The report will be the focus of an August 15 state Senate hearing.

"The public certainly has a right to make sure that when we spend public money, we do it efficiently and effectively," says Sen. Richard Roth, D-Riverside, whose budget subcommittee will convene to examine the debacle that is known as MyCalPAYS.

Virtually no player in the project that began in 2003 is without blame in the Senate investigation.  Most notable seems to be a lack of consistent leadership, from project managers to three successive state controllers.  The report also focuses on the decision to use an 'off the shelf' private sector for a state that pays 240,000 employees in 160 separate departments.

The report's authors say they found "broad agreement that the more a client attempts to modify commercial off-the-shelf software, the greater the degree of difficulty and likelihood of failure."

Read the Senate Office of Oversight and Outcomes Report (PDF)

The state controller's office criticized the new report late Monday afternoon, saying it's "a misunderstanding or oversimplifies some of the key issues involved" in the history of the failed computer project.

Nonetheless, the report -- written by two former Capitol journalists -- includes some troubling observations about the process to replace a system that's so old that few are left who know how to program it.

"I think everyone knows that at some point, that payroll system is going to blow up for good," Vince Brown, a top aide to a former controller, told the investigators.

The effort to design a new system hit what the Senate investigators say was its 'Waterloo' moment on June 11, 2012 -- a live test of 1,300 employee paychecks that ended with 'hundreds' of errors.

A preliminary report on the project's woes by the state controller's office, offered today in response to a request for comment and dated August 12, places the lion's share of the blame on the vendor chosen for the system, SAP.

"SAP delivered an unstable payroll system that is plagued with material errors," says the controller's report.

Read the August 12 preliminary report issued by the controller's office

Not surprisingly, the international business software corporation points the finger in the other direction and argues the Senate report concurs.

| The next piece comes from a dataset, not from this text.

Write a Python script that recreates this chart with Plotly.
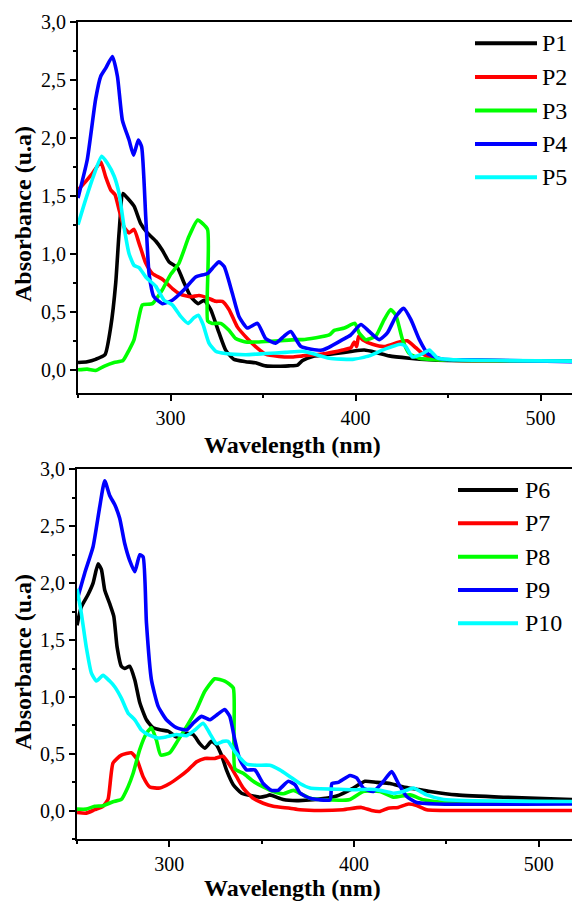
import plotly.graph_objects as go

# ---------------- data ----------------
names_top = ["P1", "P2", "P3", "P4", "P5"]
names_bot = ["P6", "P7", "P8", "P9", "P10"]

wl_p1 = [250, 255, 259.5, 264.6, 267.7, 270.4, 272.2, 274.3, 276.7, 280.3, 283.9, 287.5, 292, 295.6, 299.2, 303.7,
         307.3, 310.9, 315, 318.1, 321.7, 326.2, 329.8, 334.3, 340.6, 346, 351.4, 358.6, 364, 368.7, 371.4, 376.8,
         389.4, 398.4, 404.7, 411, 418.2, 429, 439.9, 450, 470, 517]
ab_p1 = [0.063, 0.07, 0.09, 0.13, 0.37, 0.75, 1.18, 1.52, 1.48, 1.41, 1.26, 1.18, 1.11, 1.03, 0.93, 0.88,
         0.75, 0.63, 0.57, 0.60, 0.52, 0.32, 0.17, 0.09, 0.07, 0.06, 0.034, 0.03, 0.034, 0.04, 0.08, 0.115,
         0.14, 0.16, 0.17, 0.15, 0.12, 0.10, 0.086, 0.08, 0.078, 0.075]

wl_p2 = [250, 254, 257.7, 262.3, 265, 267.7, 270, 272.2, 274.9, 277.6, 280.3, 283, 286.6, 290.2, 295.6, 301,
         305.5, 310.9, 315.4, 320, 324.4, 328, 331.6, 336.1, 341.5, 346, 351.4, 358.6, 365.8, 371.4, 384, 393,
         397.5, 399.3, 400.6, 401.7, 403.8, 409.2, 415.5, 423.6, 428, 432.6, 437, 443.4, 460, 517]
ab_p2 = [1.55, 1.62, 1.69, 1.79, 1.66, 1.55, 1.51, 1.38, 1.23, 1.18, 1.21, 1.09, 0.92, 0.83, 0.78, 0.70,
         0.65, 0.63, 0.64, 0.62, 0.59, 0.59, 0.52, 0.37, 0.27, 0.20, 0.135, 0.115, 0.11, 0.12, 0.14, 0.17,
         0.19, 0.24, 0.20, 0.29, 0.26, 0.22, 0.20, 0.24, 0.25, 0.19, 0.13, 0.09, 0.08, 0.075]

wl_p3 = [250, 255, 259.5, 264, 269.5, 274.3, 277.6, 280.3, 282.6, 284.8, 290.2, 295.6, 300, 304.6, 310, 314.7,
         320, 320.1, 322.6, 327.1, 331.6, 335.2, 340.6, 347.8, 358.6, 367.6, 371.4, 385.8, 388.5, 394, 399.7,
         401.9, 405.5, 410.9, 415.4, 419, 421.8, 425.4, 429, 434.5, 443.4, 460, 517]
ab_p3 = [0.0, 0.006, -0.006, 0.03, 0.063, 0.08, 0.17, 0.26, 0.43, 0.56, 0.57, 0.69, 0.82, 0.92, 1.15, 1.29,
         1.21, 0.42, 0.40, 0.40, 0.34, 0.27, 0.24, 0.24, 0.25, 0.26, 0.26, 0.30, 0.34, 0.36, 0.40,
         0.32, 0.26, 0.29, 0.43, 0.52, 0.47, 0.26, 0.14, 0.10, 0.086, 0.08, 0.075]

wl_p4 = [250, 255, 259.5, 262.3, 265, 268.6, 271.3, 274, 277.6, 280, 282.6, 284.4, 286.6, 288.4, 291, 295.6,
         301, 307.3, 313.6, 320, 323.5, 326.2, 329, 333.4, 337, 341.5, 347, 351.4, 356.8, 361.4, 365, 370.5,
         382, 393, 397.4, 402.9, 407.4, 412.8, 417.3, 421.8, 426, 430, 434.5, 439, 447.1, 461.5, 517]
ab_p4 = [1.48, 1.81, 2.33, 2.53, 2.60, 2.70, 2.53, 2.15, 1.98, 1.85, 1.98, 1.92, 1.32, 0.83, 0.63, 0.57,
         0.60, 0.69, 0.80, 0.83, 0.89, 0.93, 0.89, 0.66, 0.46, 0.36, 0.40, 0.27, 0.23, 0.29, 0.33, 0.20,
         0.17, 0.26, 0.30, 0.39, 0.33, 0.26, 0.32, 0.46, 0.53, 0.43, 0.26, 0.14, 0.09, 0.086, 0.07]

wl_p5 = [250, 254, 258.6, 262.8, 265.9, 269.5, 272.2, 274.9, 277.6, 280.3, 283, 286.6, 292, 296.5, 301, 305.5,
         309.5, 312.7, 315, 317.6, 320.8, 324.4, 329.8, 340.6, 351.4, 362.2, 371.4, 376.8, 385.8, 398.4, 407.4,
         414.6, 424.5, 427.2, 430.8, 436.3, 439.9, 444.4, 454.3, 517]
ab_p5 = [1.25, 1.46, 1.68, 1.84, 1.78, 1.67, 1.52, 1.23, 1.00, 0.90, 0.88, 0.80, 0.72, 0.60, 0.56, 0.46,
         0.40, 0.45, 0.47, 0.39, 0.23, 0.16, 0.14, 0.13, 0.14, 0.15, 0.16, 0.14, 0.10, 0.09, 0.12,
         0.17, 0.22, 0.20, 0.11, 0.14, 0.17, 0.10, 0.086, 0.075]

wl_p6 = [250, 252.3, 256, 258.7, 261.4, 263.2, 265, 267.7, 269.9, 271.7, 274, 275.8, 278.5, 281.3, 284, 287.6,
         291.2, 295.7, 299.3, 303.8, 309.3, 312.9, 316.5, 319.2, 322.8, 325.5, 328.2, 330.9, 334.6, 339.1, 345.4,
         349, 352.6, 354.4, 361.6, 368.9, 377.9, 390.6, 399.6, 405.9, 412.3, 419.5, 426.7, 433.9, 441.2, 455.6,
         480.9, 518]
ab_p6 = [1.63, 1.79, 1.90, 2.00, 2.17, 2.12, 1.94, 1.82, 1.71, 1.44, 1.27, 1.25, 1.27, 1.15, 0.95, 0.80,
         0.73, 0.71, 0.70, 0.65, 0.68, 0.67, 0.59, 0.55, 0.61, 0.58, 0.49, 0.36, 0.23, 0.155, 0.13,
         0.12, 0.13, 0.14, 0.10, 0.09, 0.097, 0.13, 0.20, 0.26, 0.25, 0.24, 0.21, 0.19, 0.17, 0.14,
         0.12, 0.10]

wl_p7 = [250, 255, 259.6, 264.1, 266.8, 269.5, 274, 279.4, 282.2, 285.8, 289.4, 294.8, 300.2, 305.6, 310.2,
         314.7, 319.2, 324.6, 329.1, 332.7, 336.4, 340, 345.4, 350.8, 356.2, 365.3, 370.7, 381.5, 394.1, 404,
         409.5, 414, 418.5, 423.9, 429.4, 433.9, 439.3, 460, 518]
ab_p7 = [-0.015, -0.02, 0.01, 0.04, 0.10, 0.42, 0.49, 0.51, 0.46, 0.30, 0.21, 0.20, 0.24, 0.30, 0.36,
         0.43, 0.46, 0.46, 0.48, 0.40, 0.30, 0.20, 0.11, 0.067, 0.04, 0.023, 0.01, 0.003, 0.01, 0.03,
         0.003, -0.005, 0.023, 0.03, 0.06, 0.047, 0.01, 0.003, 0.003]

wl_p8 = [250, 255, 259.6, 264.1, 269.5, 274, 277.6, 280.4, 284, 287.6, 290.3, 293, 295.3, 300.2, 304.7, 309.3,
         314.7, 319.2, 324.6, 330, 334.6, 335.5, 340, 345.4, 350.8, 356.2, 361.7, 367.1, 376.2, 383.4, 397.8,
         405, 414, 421.3, 430.3, 437.5, 444.7, 518]
ab_p8 = [0.015, 0.015, 0.04, 0.045, 0.08, 0.10, 0.21, 0.33, 0.54, 0.68, 0.73, 0.62, 0.49, 0.51, 0.62, 0.74,
         0.89, 1.05, 1.16, 1.14, 1.08, 0.37, 0.33, 0.26, 0.21, 0.17, 0.15, 0.18, 0.11, 0.097, 0.10,
         0.17, 0.17, 0.12, 0.14, 0.097, 0.08, 0.067]

wl_p9 = [250, 254.2, 258.7, 262.3, 265, 267.7, 270.4, 273.1, 275.8, 278.5, 281.3, 284, 285.8, 287.6, 290.3,
         293.9, 298.4, 303.8, 309.3, 312.9, 317.4, 322, 325.5, 330, 332.7, 335.5, 338.2, 341.8, 346.3, 350.8,
         355.3, 358.9, 364.4, 368, 370.8, 376.2, 387, 388, 391.5, 397.8, 401.4, 405, 410.4, 415.9, 420.4, 424,
         428.5, 433.9, 444.8, 518]
ab_p9 = [1.85, 2.09, 2.32, 2.67, 2.90, 2.77, 2.69, 2.57, 2.35, 2.20, 2.10, 2.25, 2.23, 1.65, 1.15,
         0.92, 0.80, 0.73, 0.71, 0.77, 0.83, 0.80, 0.84, 0.89, 0.83, 0.62, 0.45, 0.36, 0.36, 0.24,
         0.18, 0.18, 0.26, 0.23, 0.155, 0.11, 0.097, 0.24, 0.25, 0.31, 0.29, 0.20, 0.17, 0.26, 0.345, 0.24,
         0.126, 0.073, 0.06, 0.06]

wl_p10 = [250, 252.3, 255, 257.8, 260.5, 264.1, 267.7, 270.4, 274, 277.6, 281.3, 284.9, 288.5, 293.9, 298.4,
          303.8, 309.3, 313.8, 318.3, 321.9, 325.5, 329.1, 331.8, 335.5, 339.1, 341.8, 347.2, 354.4, 359.8,
          365.3, 370.7, 376.2, 390.6, 399.6, 408.6, 414, 421.3, 426.7, 432.1, 439.3, 448.4, 518]
ab_p10 = [1.95, 1.74, 1.44, 1.21, 1.14, 1.19, 1.14, 1.09, 0.99, 0.86, 0.80, 0.71, 0.67, 0.64, 0.65,
          0.67, 0.66, 0.71, 0.77, 0.68, 0.59, 0.61, 0.61, 0.52, 0.45, 0.41, 0.40, 0.40, 0.36,
          0.30, 0.24, 0.20, 0.19, 0.185, 0.19, 0.18, 0.155, 0.17, 0.20, 0.14, 0.10, 0.082]

x_tick_vals = [300, 400, 500]
y_tick_vals = [0.0, 0.5, 1.0, 1.5, 2.0, 2.5, 3.0]
x_title = "Wavelength (nm)"
y_title = "Absorbance (u.a)"

colors = ["#000000", "#FF0000", "#00FF00", "#0000FF", "#00FFFF"]

# ---------------- figure ----------------
W, H = 572, 902
FONT = "Liberation Serif"

fig = go.Figure()

top_series = [(wl_p1, ab_p1), (wl_p2, ab_p2), (wl_p3, ab_p3), (wl_p4, ab_p4), (wl_p5, ab_p5)]
bot_series = [(wl_p6, ab_p6), (wl_p7, ab_p7), (wl_p8, ab_p8), (wl_p9, ab_p9), (wl_p10, ab_p10)]

line_style = dict(width=3.6, shape="spline", smoothing=0.5)
for (xs, ys), nm, c in zip(top_series, names_top, colors):
    fig.add_trace(go.Scatter(x=xs, y=ys, mode="lines", name=nm, showlegend=False,
                             line=dict(color=c, **line_style), xaxis="x", yaxis="y"))
for (xs, ys), nm, c in zip(bot_series, names_bot, colors):
    fig.add_trace(go.Scatter(x=xs, y=ys, mode="lines", name=nm, showlegend=False,
                             line=dict(color=c, **line_style), xaxis="x2", yaxis="y2"))


def xaxis_cfg(domain, anchor, rng):
    return dict(domain=domain, anchor=anchor, range=rng, tickvals=x_tick_vals, automargin=False,
                ticks="outside", ticklen=6, tickwidth=2, tickcolor="black",
                minor=dict(dtick=50, tick0=0, ticks="outside", ticklen=3, tickwidth=2, tickcolor="black"),
                showline=True, linewidth=2, linecolor="black", mirror=True,
                showgrid=False, zeroline=False,
                tickfont=dict(family=FONT, size=20, color="black"))


def yaxis_cfg(domain, anchor, rng):
    return dict(domain=domain, anchor=anchor, range=rng, tickvals=y_tick_vals, tickformat=".1f",
                automargin=False,
                ticks="outside", ticklen=6, tickwidth=2, tickcolor="black",
                minor=dict(dtick=0.25, tick0=0, ticks="outside", ticklen=3, tickwidth=2, tickcolor="black"),
                showline=True, linewidth=2, linecolor="black", mirror=False,
                showgrid=False, zeroline=False,
                tickfont=dict(family=FONT, size=20, color="black"))


top_dom_y = [1 - 393 / H, 1 - 21.7 / H]
bot_dom_y = [1 - 839.3 / H, 1 - 469.3 / H]

fig.update_layout(
    width=W, height=H,
    margin=dict(l=0, r=0, t=0, b=0, autoexpand=False),
    paper_bgcolor="white", plot_bgcolor="white",
    separators=", ",
    showlegend=False,
    font=dict(family=FONT, color="black"),
    xaxis=xaxis_cfg([78 / W, 1], "y", [250, 517]),
    yaxis=yaxis_cfg(top_dom_y, "x", [-0.2, 3.0]),
    xaxis2=xaxis_cfg([77 / W, 1], "y2", [250, 518]),
    yaxis2=yaxis_cfg(bot_dom_y, "x2", [-0.25, 3.0]),
)

shapes = []
annotations = []

# axis titles
for py in [445, 888]:
    annotations.append(dict(xref="paper", yref="paper", x=292 / W, y=1 - py / H, text="<b>" + x_title + "</b>",
                            showarrow=False, xanchor="center", yanchor="middle",
                            font=dict(family=FONT, size=24, color="black")))
for py in [214, 662]:
    annotations.append(dict(xref="paper", yref="paper", x=23 / W, y=1 - py / H, text="<b>" + y_title + "</b>",
                            textangle=-90, showarrow=False, xanchor="center", yanchor="middle",
                            font=dict(family=FONT, size=24, color="black")))

# legends (line samples + text)
leg_top_rows = [43.3, 77, 110.5, 144, 177.3]
leg_bot_rows = [490, 523.3, 556.7, 590, 623.3]
for names, rows, x0, x1, xt in [(names_top, leg_top_rows, 475, 537, 540),
                                (names_bot, leg_bot_rows, 458, 518, 523)]:
    for nm, c, py in zip(names, colors, rows):
        yp = 1 - py / H
        shapes.append(dict(type="line", xref="paper", yref="paper", x0=x0 / W, x1=x1 / W,
                           y0=yp, y1=yp, line=dict(color=c, width=4)))
        annotations.append(dict(xref="paper", yref="paper", x=xt / W, y=yp, text=nm, showarrow=False,
                                xanchor="left", yanchor="middle",
                                font=dict(family=FONT, size=24, color="black")))
fig.update_layout(shapes=shapes, annotations=annotations)

fig.write_html("out.html", config={"displayModeBar": False},
               post_script="document.body.style.margin='0';document.body.style.overflow='hidden';")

"Today's report bears out what SAP has said in previous statements on this issue: We stand behind our software and our actions on this project," said spokesman Andy Kendzie in an email.

Regardless, the project is now dead in the water after years of work and hundreds of millions of dollars.  Senator Roth, who will lead this week's hearing, says the quest must begin again... somehow.

"We need to make sure that system is updated," he says, "and that when we do the update, we get it right."